> [WHAT YOU HAVE TO DO] Retype exactly what runs from the first line of the data to the line with "const yTicks = [0, 2, 4];", keeping both of those lines and skipping pictures.

> [DATA EXTRACT]
☆ ☆ ☆ ☆ ☆ ☆ ☆
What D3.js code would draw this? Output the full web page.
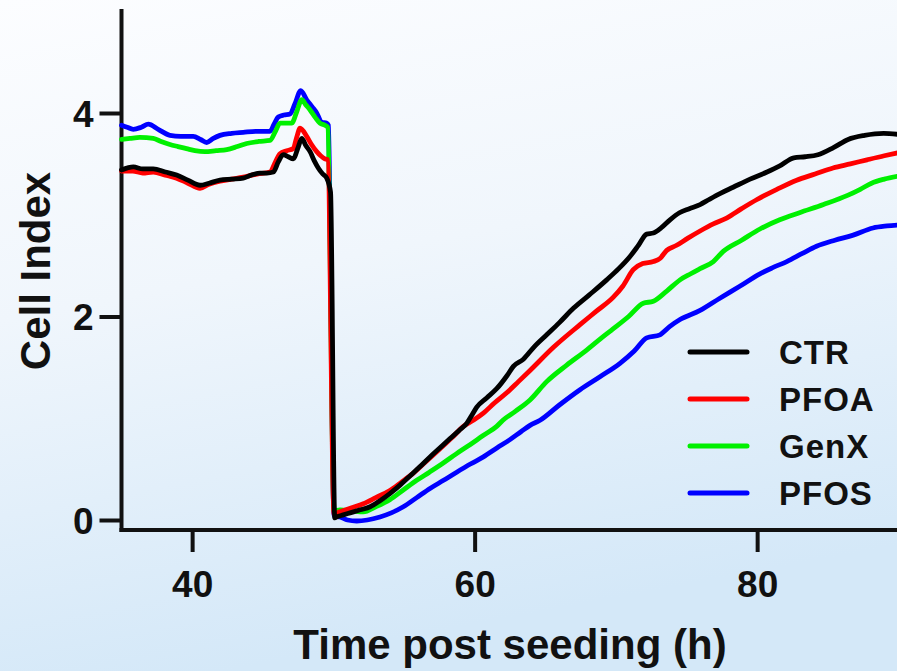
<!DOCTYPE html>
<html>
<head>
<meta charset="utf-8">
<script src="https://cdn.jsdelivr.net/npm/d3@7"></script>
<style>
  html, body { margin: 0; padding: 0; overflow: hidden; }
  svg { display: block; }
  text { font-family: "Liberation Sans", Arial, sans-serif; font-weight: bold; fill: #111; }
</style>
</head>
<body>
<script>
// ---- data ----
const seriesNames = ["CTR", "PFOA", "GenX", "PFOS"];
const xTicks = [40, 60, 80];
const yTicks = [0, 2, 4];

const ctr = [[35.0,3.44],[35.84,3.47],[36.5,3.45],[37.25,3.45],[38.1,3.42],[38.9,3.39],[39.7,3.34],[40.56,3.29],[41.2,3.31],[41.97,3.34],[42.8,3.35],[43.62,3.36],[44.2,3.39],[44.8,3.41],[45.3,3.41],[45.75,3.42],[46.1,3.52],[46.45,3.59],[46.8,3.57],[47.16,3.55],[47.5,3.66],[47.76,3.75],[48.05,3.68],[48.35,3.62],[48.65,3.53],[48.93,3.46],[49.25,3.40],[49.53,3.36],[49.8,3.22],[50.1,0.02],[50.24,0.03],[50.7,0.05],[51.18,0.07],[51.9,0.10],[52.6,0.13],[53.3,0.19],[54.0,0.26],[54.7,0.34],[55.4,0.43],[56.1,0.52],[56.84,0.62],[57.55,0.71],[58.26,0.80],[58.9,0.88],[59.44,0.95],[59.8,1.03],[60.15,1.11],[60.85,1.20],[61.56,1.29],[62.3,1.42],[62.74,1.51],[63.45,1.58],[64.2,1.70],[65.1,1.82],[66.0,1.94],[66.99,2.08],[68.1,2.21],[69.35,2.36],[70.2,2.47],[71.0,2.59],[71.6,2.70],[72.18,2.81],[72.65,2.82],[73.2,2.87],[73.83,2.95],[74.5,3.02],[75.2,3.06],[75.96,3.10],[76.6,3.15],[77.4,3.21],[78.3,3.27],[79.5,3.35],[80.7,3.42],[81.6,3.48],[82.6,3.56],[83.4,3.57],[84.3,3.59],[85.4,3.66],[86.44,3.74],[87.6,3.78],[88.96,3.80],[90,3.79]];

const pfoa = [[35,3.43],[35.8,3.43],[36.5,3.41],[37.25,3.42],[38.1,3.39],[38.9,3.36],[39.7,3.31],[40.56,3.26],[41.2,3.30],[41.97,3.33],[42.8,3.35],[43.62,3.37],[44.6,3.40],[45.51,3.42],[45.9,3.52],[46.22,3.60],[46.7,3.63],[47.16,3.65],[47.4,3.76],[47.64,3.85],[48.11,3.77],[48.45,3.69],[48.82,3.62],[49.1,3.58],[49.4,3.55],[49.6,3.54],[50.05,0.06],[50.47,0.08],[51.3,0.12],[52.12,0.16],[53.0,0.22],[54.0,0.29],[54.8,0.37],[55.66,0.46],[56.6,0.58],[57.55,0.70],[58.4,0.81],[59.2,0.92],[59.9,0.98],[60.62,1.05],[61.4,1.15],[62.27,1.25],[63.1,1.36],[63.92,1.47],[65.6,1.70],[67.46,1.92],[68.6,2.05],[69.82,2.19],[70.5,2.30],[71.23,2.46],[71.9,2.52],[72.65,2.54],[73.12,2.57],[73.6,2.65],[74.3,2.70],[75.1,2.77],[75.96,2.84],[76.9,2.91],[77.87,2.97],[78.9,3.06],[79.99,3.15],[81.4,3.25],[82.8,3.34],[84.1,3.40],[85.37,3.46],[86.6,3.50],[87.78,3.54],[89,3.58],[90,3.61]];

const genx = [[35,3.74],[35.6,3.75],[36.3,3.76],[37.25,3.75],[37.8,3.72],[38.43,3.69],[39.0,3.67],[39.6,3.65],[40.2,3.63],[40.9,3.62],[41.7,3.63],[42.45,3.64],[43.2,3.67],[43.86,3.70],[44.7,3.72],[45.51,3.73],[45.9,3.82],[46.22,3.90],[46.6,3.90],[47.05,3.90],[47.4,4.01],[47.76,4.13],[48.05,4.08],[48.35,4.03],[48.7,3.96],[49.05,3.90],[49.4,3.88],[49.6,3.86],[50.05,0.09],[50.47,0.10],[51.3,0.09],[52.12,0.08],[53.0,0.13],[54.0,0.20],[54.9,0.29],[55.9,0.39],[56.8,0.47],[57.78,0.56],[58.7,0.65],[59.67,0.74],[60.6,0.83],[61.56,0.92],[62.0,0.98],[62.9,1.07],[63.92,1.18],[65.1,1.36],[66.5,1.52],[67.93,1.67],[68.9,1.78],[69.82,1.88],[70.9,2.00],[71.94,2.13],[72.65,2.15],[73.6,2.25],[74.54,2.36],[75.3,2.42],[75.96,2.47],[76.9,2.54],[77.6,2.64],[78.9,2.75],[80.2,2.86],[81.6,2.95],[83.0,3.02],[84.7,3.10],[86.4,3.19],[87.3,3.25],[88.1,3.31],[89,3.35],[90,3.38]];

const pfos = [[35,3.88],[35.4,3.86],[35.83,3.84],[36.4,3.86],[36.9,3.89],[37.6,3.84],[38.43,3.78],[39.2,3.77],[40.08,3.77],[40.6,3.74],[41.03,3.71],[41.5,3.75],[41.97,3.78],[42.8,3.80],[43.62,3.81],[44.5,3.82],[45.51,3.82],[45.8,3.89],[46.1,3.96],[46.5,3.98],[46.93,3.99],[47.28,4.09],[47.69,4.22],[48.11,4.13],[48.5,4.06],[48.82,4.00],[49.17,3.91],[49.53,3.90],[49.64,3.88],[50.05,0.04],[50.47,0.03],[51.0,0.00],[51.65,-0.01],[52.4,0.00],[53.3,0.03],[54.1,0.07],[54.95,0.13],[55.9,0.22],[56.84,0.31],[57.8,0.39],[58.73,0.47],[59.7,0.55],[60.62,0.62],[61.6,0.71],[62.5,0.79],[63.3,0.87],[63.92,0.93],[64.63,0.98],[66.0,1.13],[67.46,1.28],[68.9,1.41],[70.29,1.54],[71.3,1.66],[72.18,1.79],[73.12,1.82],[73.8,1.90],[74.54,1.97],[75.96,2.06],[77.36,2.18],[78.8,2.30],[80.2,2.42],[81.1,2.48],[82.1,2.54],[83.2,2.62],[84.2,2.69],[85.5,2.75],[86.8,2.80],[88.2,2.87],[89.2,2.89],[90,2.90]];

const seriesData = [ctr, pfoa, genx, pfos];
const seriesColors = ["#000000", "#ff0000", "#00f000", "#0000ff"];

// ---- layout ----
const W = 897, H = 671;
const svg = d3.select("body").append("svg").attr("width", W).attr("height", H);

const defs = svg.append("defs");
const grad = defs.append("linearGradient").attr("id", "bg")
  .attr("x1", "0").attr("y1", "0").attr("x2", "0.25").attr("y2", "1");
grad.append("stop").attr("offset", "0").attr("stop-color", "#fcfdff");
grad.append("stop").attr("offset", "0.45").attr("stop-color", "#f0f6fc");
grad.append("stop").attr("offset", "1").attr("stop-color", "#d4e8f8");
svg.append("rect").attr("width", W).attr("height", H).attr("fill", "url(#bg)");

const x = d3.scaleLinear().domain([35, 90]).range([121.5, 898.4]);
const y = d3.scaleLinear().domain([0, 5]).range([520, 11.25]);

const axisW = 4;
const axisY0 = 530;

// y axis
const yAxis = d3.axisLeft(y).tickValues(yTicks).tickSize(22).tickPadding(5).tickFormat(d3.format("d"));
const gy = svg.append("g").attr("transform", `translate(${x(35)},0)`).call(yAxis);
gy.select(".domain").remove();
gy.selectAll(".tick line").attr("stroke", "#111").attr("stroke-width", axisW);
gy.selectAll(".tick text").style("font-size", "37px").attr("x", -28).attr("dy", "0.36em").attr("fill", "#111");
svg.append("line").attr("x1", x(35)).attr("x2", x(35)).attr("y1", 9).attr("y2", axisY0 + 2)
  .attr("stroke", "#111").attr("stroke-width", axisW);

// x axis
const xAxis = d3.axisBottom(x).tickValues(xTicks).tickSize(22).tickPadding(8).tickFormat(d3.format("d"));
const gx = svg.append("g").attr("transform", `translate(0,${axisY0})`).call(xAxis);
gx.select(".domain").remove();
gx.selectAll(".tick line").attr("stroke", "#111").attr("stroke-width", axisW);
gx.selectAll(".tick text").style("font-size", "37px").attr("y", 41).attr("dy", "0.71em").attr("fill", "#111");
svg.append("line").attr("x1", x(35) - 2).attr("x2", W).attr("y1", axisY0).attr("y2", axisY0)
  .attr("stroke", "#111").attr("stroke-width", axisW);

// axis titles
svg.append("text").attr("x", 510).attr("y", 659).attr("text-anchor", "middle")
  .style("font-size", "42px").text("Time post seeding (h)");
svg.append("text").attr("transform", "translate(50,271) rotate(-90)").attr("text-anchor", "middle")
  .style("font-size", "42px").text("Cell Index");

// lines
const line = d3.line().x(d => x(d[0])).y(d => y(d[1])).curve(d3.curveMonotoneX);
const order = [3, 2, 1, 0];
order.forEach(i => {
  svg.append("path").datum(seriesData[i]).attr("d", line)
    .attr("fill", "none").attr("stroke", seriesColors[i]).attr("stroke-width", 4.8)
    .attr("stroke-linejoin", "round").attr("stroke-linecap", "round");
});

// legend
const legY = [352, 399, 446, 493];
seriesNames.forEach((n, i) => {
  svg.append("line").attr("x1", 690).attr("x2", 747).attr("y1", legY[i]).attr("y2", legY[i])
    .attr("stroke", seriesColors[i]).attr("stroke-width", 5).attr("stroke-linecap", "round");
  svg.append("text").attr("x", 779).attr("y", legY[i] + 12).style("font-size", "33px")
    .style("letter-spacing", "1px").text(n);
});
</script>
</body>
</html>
☆ ☆ ☆ ☆ ☆ ☆ ☆
> [OUTPUT OF THE EXERCISE]
What D3.js code would draw this? Output the full web page.
<!DOCTYPE html>
<html>
<head>
<meta charset="utf-8">
<script src="https://cdn.jsdelivr.net/npm/d3@7"></script>
<style>
  html, body { margin: 0; padding: 0; overflow: hidden; }
  svg { display: block; }
  text { font-family: "Liberation Sans", Arial, sans-serif; font-weight: bold; fill: #111; }
</style>
</head>
<body>
<script>
// ---- data ----
const seriesNames = ["CTR", "PFOA", "GenX", "PFOS"];
const xTicks = [40, 60, 80];
const yTicks = [0, 2, 4];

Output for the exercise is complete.